Mr Nutly added “We are confident that we have acted in full compliance with the law and intend to exercise our rights with respect to this issue.”
Three people who held managerial roles at Airbnb from 2017 to 2021 were also under investigation, Milan Tribunal prosecutors said in a statement.
In 2022, Airbnb challenged the Italian law requiring the company and other short-term rental providers to withhold 21% of the rental income from landlords and pay it to tax authorities.
The firm argued that Italy’s requirements on taxation contravened the European Union’s principle of freedom to provide services across the 27-country bloc.
The EU’s top court later ruled that Airbnb should abide by the requirements.

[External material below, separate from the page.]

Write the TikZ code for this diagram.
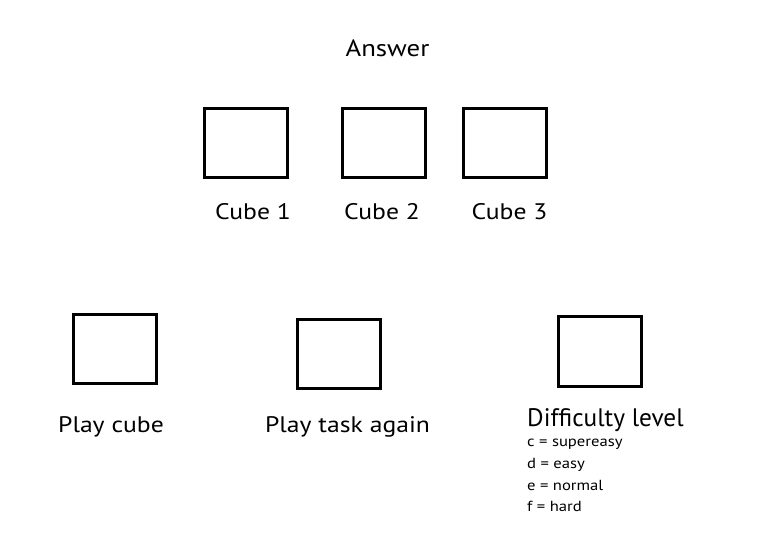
\documentclass[tikz,border=0pt]{standalone}
\usepackage{fontspec}
\setmainfont[FakeStretch=1.14]{PT Sans}
\newfontfamily\ptplain{PT Sans}
\begin{document}
\begin{tikzpicture}[x=1pt,y=-1pt,
  cubebox/.style={draw=black,line width=3pt,minimum width=83pt,minimum height=69pt,inner sep=0pt},
  lbl/.style={inner sep=0pt,font=\fontsize{22.5}{26}\selectfont},
  small/.style={inner sep=0pt,anchor=west,font=\fontsize{14.6}{17}\selectfont}]
\useasboundingbox (0,0) rectangle (777,547);
\node[lbl,font=\fontsize{23.5}{27}\selectfont] (answer) at (387.5,48) {Answer};
\node[cubebox] (c1) at (246,143) {};
\node[cubebox] (c2) at (383.5,143) {};
\node[cubebox] (c3) at (504.5,143) {};
\node[lbl] (l1) at (253,212) {Cube 1};
\node[lbl] (l2) at (382,212) {Cube 2};
\node[lbl] (l3) at (509.5,212) {Cube 3};
\node[cubebox] (b1) at (114.5,349) {};
\node[cubebox] (b2) at (339,354) {};
\node[cubebox,minimum height=70pt] (b3) at (600,351.5) {};
\node[lbl] (p1) at (111,427) {Play cube};
\node[lbl] (p2) at (347.5,427) {Play task again};
\node[lbl,anchor=west,font=\ptplain\fontsize{25.3}{29}\selectfont] (dl) at (527,420) {Difficulty level};
\node[small] (s1) at (527,444) {c = supereasy};
\node[small] (s2) at (527,465) {d = easy};
\node[small] (s3) at (527,485) {e = normal};
\node[small] (s4) at (527,506) {f = hard};
\end{tikzpicture}
\end{document}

In recent years, Italian authorities have increased scrutiny of the tax practices of major companies like Airbnb, which has been operating in the country since 2008.
Italian prosecutors have launched tax-related inquiries against Netflix and Meta, according to media reports.
Last month, Italian politicians said they planned to crackdown on landlords who did not pay taxes on short-term rentals through platforms like Airbnb.
The co-ruling Forza Italia party said the country would move to introduce a national identification code for short-term rentals.
“That code will bring out the revenue of those who rent flats without declaring them,” Forza Italia leader and Deputy Prime Minister Antonio Tajani told reporters.
Politicians estimate that the move could boost Italy’s fiscal revenue by €1bn.